Parallel treeSPH

We describe PTreeSPH, a gravity treecode combined with an SPH hydrodynamics code designed for parallel supercomputers having distributed memory. Our computational algorithm is based on the popular TreeSPH code of Hernquist & Katz (1989)[ApJS, 70, 419]. PTreeSPH utilizes a domain decomposition procedure and a synchronous hypercube communication paradigm to build self-contained subvolumes of the simulation on each processor at every timestep. Computations then proceed in a manner analogous to a serial code. We use the Message Passing Interface (MPI) communications package, making our code easily portable to a variety of parallel systems. PTreeSPH uses individual smoothing lengths and timesteps, with a communication algorithm designed to minimize exchange of information while still providing all information required to accurately perform SPH computations.
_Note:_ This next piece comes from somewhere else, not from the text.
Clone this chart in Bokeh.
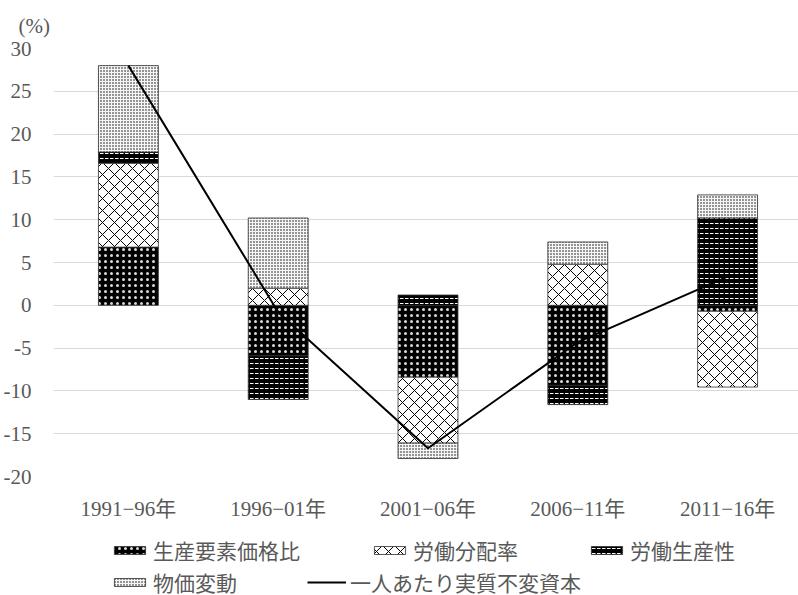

We have incorporated periodic boundary conditions with forces calculated using a quadrupole Ewald summation method, and comoving integration under a variety of cosmologies. Following algorithms presented in Katz et al. (1996)[ApJS, 105, 19], we have also included radiative cooling, heating from a parameterized ionizing background, and star formation. A cosmological simulation from z = 49 to z = 2 with 64³ gas particles and 64³ dark matter particles requires ∼ 1800 node-hours on a Cray T3D, with a communications overhead of ∼ 8%, load balanced to ≳ 95% level. When used on the new Cray T3E, this code will be capable of performing cosmological hydrodynamical simulations down to z = 0 with ∼ 2 × 10⁶ particles, or to z = 2 with ∼ 10⁷ particles, in a reasonable amount of time. Even larger simulations will be practical in situations where the matter is not highly clustered or when periodic boundaries are not required.